Brief:
Pictures excluded, return the lines below from the first through the line holding "(0,0) rectangle (22,14);".

Provided material:
━━━━

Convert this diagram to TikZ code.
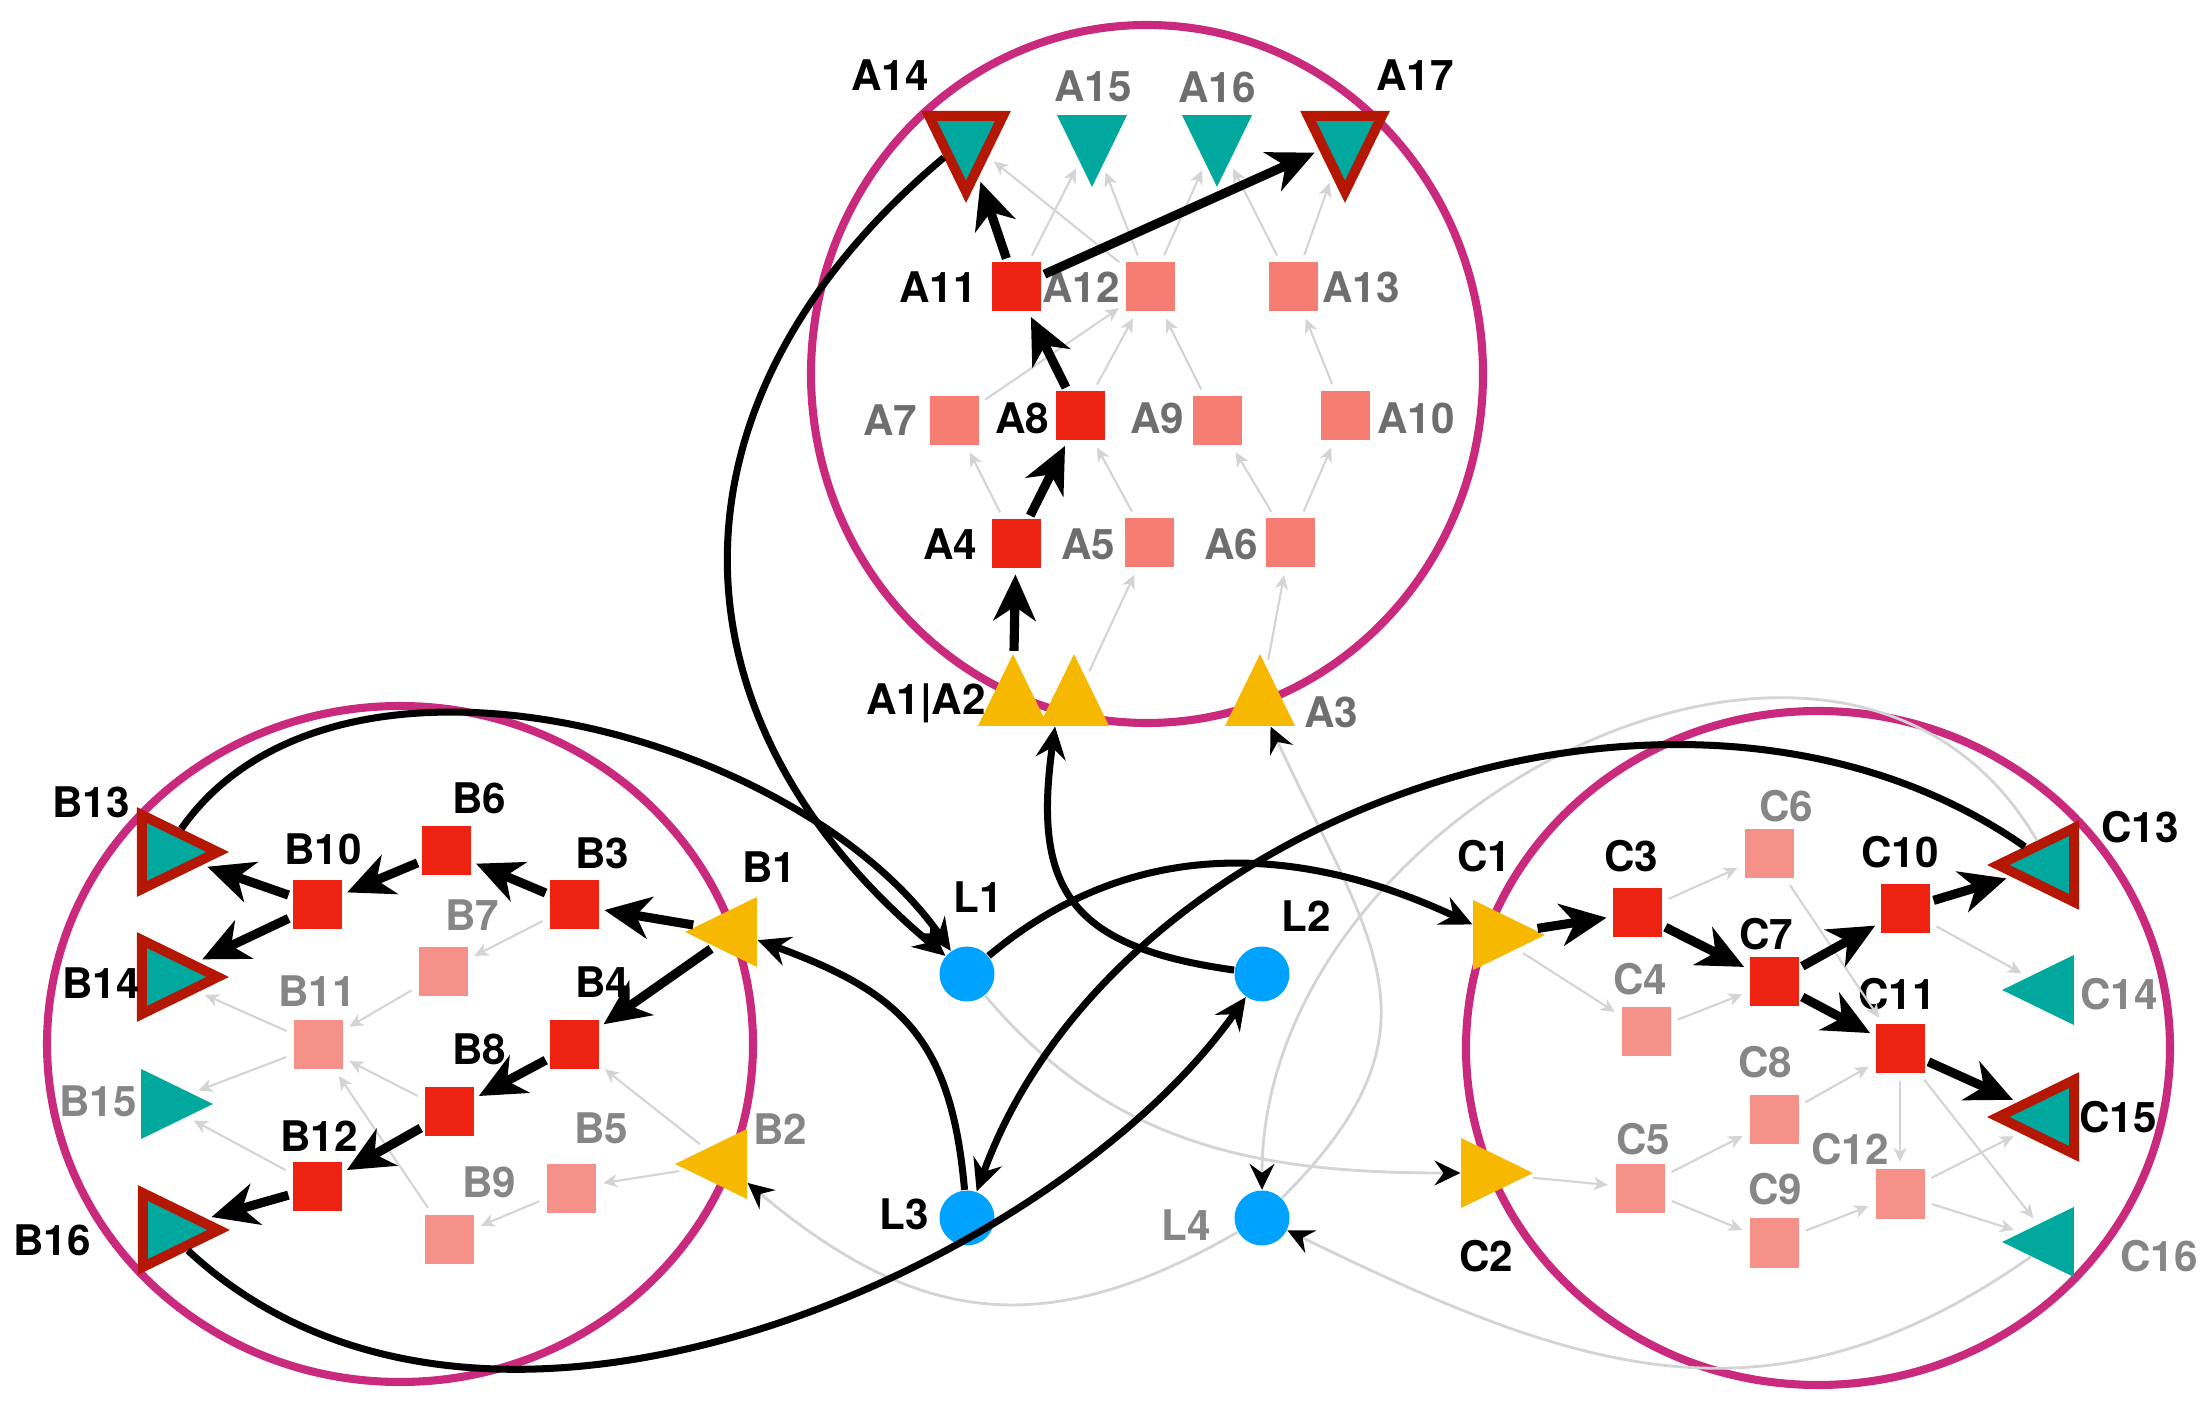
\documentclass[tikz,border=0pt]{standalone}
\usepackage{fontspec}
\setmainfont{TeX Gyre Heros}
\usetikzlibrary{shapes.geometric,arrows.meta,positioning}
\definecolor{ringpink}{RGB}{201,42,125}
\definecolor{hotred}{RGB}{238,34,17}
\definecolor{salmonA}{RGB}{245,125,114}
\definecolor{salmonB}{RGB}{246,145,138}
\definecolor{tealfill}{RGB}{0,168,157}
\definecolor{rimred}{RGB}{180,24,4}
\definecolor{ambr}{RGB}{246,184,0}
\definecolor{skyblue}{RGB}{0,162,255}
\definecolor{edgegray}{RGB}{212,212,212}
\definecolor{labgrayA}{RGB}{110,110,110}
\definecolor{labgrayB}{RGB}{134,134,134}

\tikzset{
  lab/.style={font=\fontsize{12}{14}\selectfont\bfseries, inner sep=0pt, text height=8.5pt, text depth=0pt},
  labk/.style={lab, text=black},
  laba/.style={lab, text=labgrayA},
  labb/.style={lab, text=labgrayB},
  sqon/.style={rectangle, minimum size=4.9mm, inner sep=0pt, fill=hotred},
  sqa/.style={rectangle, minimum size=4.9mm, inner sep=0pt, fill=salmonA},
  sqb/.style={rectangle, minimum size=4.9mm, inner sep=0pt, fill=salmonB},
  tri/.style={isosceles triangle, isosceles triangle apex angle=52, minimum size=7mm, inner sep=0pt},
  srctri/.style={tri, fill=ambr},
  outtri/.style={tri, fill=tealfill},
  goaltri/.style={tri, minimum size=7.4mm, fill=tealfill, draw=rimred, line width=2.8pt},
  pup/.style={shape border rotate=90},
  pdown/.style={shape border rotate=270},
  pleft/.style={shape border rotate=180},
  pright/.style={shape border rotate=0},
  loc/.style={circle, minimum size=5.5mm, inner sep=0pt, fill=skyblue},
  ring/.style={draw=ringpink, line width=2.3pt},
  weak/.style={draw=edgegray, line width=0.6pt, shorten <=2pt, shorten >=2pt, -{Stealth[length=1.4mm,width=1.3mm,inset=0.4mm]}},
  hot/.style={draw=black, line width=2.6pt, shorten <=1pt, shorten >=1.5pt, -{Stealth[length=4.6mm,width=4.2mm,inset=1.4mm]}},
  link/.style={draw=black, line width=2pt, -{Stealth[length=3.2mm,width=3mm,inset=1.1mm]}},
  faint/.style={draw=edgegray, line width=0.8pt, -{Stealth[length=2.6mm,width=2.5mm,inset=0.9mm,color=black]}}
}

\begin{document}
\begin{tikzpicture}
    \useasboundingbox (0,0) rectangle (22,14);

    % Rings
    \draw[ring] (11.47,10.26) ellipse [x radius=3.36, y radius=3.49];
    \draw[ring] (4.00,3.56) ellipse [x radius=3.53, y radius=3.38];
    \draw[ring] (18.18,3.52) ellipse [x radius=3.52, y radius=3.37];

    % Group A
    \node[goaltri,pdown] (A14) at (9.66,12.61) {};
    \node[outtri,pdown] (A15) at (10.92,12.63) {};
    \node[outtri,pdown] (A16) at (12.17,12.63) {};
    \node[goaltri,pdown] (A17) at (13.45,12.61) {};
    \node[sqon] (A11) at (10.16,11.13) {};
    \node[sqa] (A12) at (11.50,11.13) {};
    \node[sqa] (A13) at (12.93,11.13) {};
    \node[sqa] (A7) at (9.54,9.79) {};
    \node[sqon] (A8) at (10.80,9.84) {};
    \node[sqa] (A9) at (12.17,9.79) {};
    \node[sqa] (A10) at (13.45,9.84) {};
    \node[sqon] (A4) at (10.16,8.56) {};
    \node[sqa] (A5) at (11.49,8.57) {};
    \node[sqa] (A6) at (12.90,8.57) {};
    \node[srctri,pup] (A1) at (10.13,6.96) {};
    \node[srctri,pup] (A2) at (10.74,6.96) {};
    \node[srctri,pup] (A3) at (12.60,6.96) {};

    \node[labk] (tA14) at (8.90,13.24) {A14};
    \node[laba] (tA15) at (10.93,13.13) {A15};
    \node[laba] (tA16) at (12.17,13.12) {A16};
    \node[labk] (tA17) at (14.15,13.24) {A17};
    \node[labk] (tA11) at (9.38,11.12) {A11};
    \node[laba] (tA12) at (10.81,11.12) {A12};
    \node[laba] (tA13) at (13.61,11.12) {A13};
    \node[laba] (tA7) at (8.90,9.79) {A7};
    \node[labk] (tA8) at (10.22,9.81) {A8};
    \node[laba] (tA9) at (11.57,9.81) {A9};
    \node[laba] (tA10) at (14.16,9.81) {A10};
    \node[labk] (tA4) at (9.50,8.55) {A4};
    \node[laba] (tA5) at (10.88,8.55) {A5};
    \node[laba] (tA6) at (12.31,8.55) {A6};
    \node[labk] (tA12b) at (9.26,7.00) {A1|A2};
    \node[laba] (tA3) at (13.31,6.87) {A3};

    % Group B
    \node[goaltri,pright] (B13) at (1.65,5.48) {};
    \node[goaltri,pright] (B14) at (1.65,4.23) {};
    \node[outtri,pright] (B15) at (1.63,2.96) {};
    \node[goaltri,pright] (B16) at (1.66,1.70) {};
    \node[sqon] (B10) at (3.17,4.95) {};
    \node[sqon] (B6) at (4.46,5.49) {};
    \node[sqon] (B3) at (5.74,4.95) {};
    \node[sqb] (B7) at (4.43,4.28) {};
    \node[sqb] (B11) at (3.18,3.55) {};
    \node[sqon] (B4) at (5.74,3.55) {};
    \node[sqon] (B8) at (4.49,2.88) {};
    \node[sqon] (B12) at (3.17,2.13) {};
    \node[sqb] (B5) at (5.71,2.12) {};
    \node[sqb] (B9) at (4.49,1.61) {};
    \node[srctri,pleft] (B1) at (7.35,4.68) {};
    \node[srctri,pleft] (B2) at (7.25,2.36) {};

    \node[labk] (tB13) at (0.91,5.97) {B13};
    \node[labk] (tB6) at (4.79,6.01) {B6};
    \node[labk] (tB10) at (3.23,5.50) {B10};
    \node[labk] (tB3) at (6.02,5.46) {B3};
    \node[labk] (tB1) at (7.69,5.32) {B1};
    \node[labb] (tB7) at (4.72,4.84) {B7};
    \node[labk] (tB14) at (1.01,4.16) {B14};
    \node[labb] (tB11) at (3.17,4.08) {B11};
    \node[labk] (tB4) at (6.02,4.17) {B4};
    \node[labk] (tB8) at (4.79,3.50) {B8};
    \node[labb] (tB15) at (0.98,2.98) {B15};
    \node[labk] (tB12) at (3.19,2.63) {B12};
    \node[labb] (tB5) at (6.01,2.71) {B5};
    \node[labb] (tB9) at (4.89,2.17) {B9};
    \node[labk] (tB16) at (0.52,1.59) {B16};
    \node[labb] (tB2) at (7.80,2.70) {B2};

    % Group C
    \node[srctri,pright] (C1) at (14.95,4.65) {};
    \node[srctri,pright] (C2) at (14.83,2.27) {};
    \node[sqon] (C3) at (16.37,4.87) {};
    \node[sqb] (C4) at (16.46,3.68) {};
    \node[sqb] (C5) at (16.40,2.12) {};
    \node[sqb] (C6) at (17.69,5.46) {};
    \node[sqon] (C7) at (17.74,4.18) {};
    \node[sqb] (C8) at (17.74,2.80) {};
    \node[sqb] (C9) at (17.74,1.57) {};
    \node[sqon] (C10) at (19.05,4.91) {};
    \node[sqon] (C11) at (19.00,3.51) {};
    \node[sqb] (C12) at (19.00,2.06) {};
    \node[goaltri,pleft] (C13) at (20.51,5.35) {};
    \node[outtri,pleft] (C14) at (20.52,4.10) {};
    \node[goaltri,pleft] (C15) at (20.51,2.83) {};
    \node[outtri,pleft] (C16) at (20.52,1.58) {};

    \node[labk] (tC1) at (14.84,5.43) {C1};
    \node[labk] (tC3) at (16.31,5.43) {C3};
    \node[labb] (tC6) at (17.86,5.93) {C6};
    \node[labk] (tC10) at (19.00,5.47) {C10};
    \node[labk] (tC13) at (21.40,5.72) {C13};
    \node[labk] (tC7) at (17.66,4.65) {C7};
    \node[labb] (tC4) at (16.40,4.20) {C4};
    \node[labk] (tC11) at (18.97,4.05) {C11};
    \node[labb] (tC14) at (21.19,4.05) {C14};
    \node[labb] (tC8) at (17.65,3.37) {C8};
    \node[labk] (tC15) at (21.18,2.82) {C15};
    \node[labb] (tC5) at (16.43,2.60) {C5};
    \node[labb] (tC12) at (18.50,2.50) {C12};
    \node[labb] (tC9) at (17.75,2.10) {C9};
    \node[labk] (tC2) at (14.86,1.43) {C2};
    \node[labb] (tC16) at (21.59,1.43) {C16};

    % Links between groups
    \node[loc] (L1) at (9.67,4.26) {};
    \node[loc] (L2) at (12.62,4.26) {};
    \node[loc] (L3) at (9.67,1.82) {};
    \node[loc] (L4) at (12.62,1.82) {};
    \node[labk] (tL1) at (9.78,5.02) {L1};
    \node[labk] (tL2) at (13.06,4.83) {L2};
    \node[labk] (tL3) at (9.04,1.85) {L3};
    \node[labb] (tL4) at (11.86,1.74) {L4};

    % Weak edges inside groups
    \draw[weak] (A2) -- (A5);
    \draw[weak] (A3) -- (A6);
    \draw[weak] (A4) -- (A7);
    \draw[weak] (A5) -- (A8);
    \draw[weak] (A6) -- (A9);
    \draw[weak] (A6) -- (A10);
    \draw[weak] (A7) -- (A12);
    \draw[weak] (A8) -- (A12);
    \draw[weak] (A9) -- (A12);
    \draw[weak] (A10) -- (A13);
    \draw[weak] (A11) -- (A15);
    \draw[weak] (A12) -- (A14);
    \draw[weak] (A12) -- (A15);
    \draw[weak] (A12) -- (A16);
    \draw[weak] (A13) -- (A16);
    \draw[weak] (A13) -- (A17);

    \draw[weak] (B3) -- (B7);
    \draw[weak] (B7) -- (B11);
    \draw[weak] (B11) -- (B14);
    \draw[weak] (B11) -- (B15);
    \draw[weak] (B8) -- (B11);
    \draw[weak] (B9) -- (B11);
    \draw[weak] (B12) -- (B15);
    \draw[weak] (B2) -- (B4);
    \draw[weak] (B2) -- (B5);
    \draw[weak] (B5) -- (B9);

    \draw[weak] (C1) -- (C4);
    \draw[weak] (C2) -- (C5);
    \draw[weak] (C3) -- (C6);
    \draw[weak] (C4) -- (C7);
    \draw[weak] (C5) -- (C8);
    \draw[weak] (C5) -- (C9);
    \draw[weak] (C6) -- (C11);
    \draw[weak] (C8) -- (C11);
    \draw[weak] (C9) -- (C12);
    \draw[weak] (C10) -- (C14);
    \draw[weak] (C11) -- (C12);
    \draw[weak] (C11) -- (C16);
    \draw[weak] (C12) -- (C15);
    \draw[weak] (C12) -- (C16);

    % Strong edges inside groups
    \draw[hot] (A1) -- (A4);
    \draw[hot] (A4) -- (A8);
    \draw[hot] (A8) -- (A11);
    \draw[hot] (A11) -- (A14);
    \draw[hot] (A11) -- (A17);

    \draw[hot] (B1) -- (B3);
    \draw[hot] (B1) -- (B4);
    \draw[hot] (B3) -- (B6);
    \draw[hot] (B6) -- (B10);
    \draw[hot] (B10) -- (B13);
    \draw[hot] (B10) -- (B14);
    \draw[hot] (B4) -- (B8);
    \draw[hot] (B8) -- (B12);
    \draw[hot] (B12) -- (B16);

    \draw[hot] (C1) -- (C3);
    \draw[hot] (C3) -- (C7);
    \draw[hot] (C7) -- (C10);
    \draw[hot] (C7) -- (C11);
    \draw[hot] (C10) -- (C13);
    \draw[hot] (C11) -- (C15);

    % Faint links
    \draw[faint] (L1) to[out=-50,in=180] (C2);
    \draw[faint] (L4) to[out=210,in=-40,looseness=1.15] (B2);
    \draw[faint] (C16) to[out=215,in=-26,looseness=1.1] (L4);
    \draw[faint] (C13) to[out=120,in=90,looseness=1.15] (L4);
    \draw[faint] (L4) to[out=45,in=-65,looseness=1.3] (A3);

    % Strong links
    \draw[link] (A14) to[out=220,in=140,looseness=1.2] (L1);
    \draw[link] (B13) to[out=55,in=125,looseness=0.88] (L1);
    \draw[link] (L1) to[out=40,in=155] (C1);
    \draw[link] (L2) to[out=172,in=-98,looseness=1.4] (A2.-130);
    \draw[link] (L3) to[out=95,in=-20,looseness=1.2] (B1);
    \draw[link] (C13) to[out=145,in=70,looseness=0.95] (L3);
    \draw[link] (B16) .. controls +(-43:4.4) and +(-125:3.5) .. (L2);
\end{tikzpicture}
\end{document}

━━━━

Task answer:
Convert this diagram to TikZ code.
\documentclass[tikz,border=0pt]{standalone}
\usepackage{fontspec}
\setmainfont{TeX Gyre Heros}
\usetikzlibrary{shapes.geometric,arrows.meta,positioning}
\definecolor{ringpink}{RGB}{201,42,125}
\definecolor{hotred}{RGB}{238,34,17}
\definecolor{salmonA}{RGB}{245,125,114}
\definecolor{salmonB}{RGB}{246,145,138}
\definecolor{tealfill}{RGB}{0,168,157}
\definecolor{rimred}{RGB}{180,24,4}
\definecolor{ambr}{RGB}{246,184,0}
\definecolor{skyblue}{RGB}{0,162,255}
\definecolor{edgegray}{RGB}{212,212,212}
\definecolor{labgrayA}{RGB}{110,110,110}
\definecolor{labgrayB}{RGB}{134,134,134}

\tikzset{
  lab/.style={font=\fontsize{12}{14}\selectfont\bfseries, inner sep=0pt, text height=8.5pt, text depth=0pt},
  labk/.style={lab, text=black},
  laba/.style={lab, text=labgrayA},
  labb/.style={lab, text=labgrayB},
  sqon/.style={rectangle, minimum size=4.9mm, inner sep=0pt, fill=hotred},
  sqa/.style={rectangle, minimum size=4.9mm, inner sep=0pt, fill=salmonA},
  sqb/.style={rectangle, minimum size=4.9mm, inner sep=0pt, fill=salmonB},
  tri/.style={isosceles triangle, isosceles triangle apex angle=52, minimum size=7mm, inner sep=0pt},
  srctri/.style={tri, fill=ambr},
  outtri/.style={tri, fill=tealfill},
  goaltri/.style={tri, minimum size=7.4mm, fill=tealfill, draw=rimred, line width=2.8pt},
  pup/.style={shape border rotate=90},
  pdown/.style={shape border rotate=270},
  pleft/.style={shape border rotate=180},
  pright/.style={shape border rotate=0},
  loc/.style={circle, minimum size=5.5mm, inner sep=0pt, fill=skyblue},
  ring/.style={draw=ringpink, line width=2.3pt},
  weak/.style={draw=edgegray, line width=0.6pt, shorten <=2pt, shorten >=2pt, -{Stealth[length=1.4mm,width=1.3mm,inset=0.4mm]}},
  hot/.style={draw=black, line width=2.6pt, shorten <=1pt, shorten >=1.5pt, -{Stealth[length=4.6mm,width=4.2mm,inset=1.4mm]}},
  link/.style={draw=black, line width=2pt, -{Stealth[length=3.2mm,width=3mm,inset=1.1mm]}},
  faint/.style={draw=edgegray, line width=0.8pt, -{Stealth[length=2.6mm,width=2.5mm,inset=0.9mm,color=black]}}
}

\begin{document}
\begin{tikzpicture}
    \useasboundingbox (0,0) rectangle (22,14);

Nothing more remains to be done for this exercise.